Given information:

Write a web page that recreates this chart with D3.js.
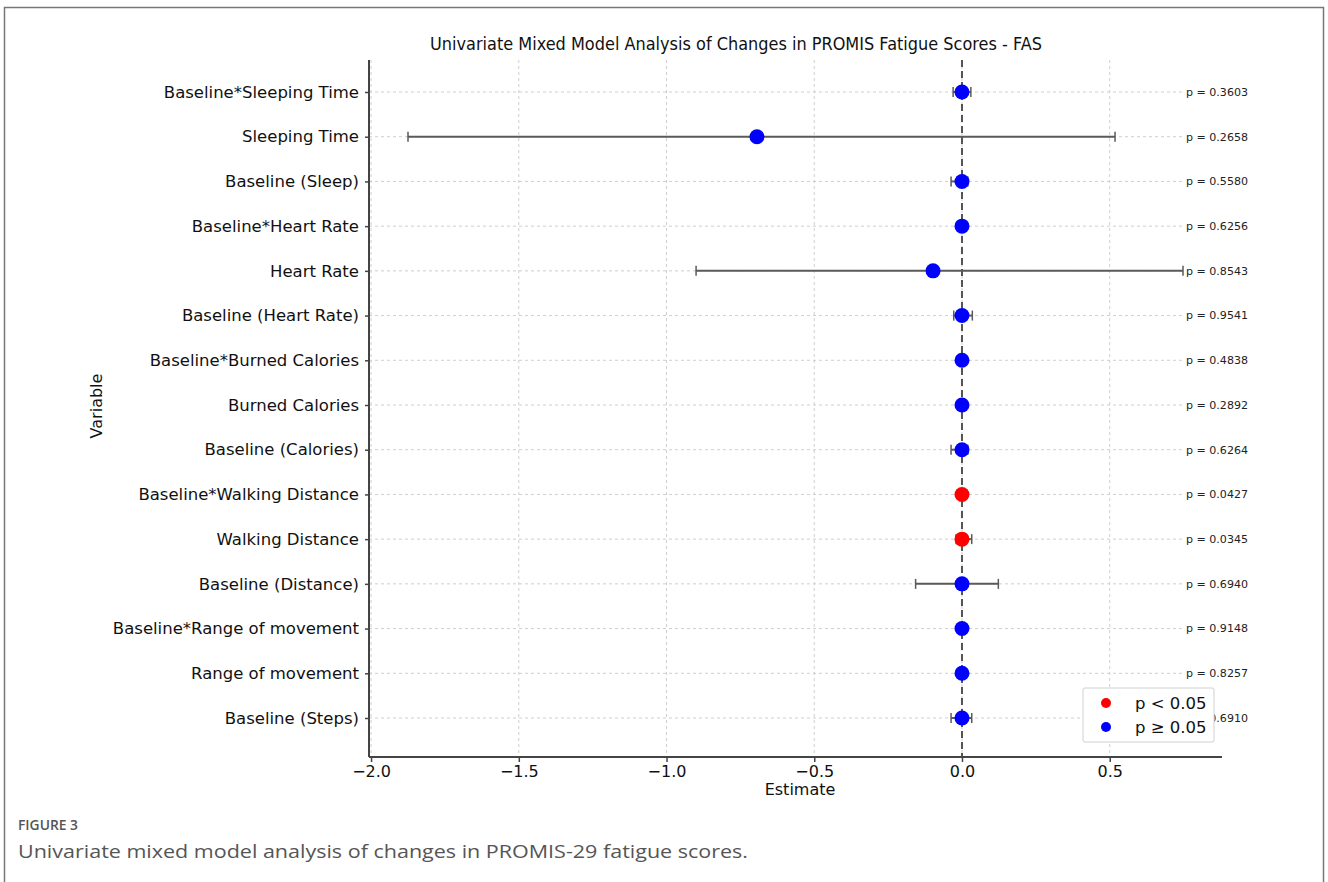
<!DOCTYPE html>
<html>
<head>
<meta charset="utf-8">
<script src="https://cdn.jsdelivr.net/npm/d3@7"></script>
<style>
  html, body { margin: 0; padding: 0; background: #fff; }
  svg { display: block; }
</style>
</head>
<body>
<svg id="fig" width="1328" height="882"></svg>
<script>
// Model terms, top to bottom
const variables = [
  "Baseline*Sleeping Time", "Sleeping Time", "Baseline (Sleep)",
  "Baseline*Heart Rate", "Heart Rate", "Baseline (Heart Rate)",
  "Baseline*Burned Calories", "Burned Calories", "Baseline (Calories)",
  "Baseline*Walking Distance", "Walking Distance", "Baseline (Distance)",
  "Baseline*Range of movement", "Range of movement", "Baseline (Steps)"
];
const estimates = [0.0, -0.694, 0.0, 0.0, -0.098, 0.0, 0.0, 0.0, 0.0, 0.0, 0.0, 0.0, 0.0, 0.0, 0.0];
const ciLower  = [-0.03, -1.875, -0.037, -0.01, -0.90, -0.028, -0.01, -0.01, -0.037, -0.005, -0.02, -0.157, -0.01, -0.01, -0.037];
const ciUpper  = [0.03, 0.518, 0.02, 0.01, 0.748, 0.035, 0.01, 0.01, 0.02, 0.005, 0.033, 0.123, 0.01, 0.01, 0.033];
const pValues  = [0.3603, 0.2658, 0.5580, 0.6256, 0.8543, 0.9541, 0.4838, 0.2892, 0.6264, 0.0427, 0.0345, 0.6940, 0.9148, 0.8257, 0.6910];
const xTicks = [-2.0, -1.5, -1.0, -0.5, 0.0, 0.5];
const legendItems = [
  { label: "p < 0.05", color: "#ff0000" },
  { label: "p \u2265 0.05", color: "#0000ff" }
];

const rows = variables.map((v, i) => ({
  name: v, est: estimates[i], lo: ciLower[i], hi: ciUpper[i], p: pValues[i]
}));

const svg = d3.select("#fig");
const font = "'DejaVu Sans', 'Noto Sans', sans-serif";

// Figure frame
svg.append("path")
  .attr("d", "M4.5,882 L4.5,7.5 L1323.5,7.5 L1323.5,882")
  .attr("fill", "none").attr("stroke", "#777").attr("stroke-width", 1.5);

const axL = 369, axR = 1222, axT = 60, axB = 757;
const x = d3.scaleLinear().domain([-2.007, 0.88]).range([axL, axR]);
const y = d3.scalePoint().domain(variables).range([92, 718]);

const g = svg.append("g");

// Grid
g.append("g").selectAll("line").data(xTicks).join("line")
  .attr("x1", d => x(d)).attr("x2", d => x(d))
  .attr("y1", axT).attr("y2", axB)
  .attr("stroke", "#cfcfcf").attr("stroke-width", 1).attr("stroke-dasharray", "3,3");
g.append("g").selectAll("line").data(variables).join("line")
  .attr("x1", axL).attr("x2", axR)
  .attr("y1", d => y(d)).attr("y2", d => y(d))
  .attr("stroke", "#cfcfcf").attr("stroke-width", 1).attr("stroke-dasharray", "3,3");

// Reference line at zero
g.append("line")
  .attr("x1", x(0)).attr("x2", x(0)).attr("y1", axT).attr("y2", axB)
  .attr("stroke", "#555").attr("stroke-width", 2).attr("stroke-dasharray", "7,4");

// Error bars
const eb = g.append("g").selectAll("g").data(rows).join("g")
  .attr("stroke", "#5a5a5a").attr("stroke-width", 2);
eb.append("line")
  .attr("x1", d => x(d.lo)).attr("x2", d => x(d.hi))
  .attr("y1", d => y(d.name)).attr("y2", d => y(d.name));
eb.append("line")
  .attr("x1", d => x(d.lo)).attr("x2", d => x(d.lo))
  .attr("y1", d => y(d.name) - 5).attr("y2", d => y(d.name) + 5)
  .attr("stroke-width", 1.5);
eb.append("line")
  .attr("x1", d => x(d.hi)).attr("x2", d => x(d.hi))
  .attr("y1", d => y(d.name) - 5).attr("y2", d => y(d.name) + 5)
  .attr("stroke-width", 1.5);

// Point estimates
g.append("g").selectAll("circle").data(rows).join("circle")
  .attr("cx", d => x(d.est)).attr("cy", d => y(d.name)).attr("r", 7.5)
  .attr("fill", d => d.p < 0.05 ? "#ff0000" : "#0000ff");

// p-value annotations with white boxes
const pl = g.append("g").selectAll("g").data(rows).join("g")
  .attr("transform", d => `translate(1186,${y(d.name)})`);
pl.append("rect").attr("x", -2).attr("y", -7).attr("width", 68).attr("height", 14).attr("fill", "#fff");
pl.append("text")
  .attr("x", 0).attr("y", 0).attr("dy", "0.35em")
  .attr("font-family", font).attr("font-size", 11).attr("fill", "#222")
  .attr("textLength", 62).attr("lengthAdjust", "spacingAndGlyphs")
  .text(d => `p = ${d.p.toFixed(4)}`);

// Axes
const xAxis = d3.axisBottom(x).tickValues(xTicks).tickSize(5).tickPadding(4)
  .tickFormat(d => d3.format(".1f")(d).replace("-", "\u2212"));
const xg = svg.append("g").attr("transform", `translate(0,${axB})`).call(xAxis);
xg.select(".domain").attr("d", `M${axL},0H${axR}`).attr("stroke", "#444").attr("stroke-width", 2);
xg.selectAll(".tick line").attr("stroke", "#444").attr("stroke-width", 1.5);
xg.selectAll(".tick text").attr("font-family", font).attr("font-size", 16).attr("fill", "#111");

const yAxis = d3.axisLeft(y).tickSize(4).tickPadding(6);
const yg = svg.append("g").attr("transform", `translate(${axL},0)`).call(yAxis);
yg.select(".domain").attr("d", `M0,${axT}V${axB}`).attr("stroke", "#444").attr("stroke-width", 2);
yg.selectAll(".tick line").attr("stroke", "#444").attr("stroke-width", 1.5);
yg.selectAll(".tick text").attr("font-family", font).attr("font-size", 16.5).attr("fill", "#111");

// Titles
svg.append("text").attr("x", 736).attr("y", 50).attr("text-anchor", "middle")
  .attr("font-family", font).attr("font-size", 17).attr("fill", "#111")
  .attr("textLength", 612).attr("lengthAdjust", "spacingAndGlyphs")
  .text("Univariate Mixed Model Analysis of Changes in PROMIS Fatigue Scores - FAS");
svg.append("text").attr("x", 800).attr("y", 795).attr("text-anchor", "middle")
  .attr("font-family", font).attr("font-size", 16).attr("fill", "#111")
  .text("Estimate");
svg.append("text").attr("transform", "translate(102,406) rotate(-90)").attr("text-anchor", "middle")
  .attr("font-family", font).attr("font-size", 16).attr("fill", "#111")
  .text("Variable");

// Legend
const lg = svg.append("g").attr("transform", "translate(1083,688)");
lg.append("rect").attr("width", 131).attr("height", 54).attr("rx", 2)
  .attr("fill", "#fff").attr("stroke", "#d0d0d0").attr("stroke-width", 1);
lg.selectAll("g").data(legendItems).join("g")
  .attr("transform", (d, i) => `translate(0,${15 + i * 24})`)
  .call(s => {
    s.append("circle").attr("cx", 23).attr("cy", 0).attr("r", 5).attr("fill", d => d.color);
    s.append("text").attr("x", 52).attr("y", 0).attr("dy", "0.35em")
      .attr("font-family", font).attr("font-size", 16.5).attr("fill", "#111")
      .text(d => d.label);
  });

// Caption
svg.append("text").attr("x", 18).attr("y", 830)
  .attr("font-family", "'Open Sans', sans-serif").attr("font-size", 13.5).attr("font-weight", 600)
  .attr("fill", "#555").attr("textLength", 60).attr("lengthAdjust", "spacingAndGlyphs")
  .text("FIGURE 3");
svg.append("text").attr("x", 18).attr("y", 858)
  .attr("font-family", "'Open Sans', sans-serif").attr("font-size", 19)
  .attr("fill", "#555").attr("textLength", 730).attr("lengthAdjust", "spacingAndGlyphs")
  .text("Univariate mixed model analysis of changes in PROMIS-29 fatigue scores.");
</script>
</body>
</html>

What is needed:
Every line that holds the string "with" should be returned.

Result for this task:
Write a web page that recreates this chart with D3.js.
// p-value annotations with white boxes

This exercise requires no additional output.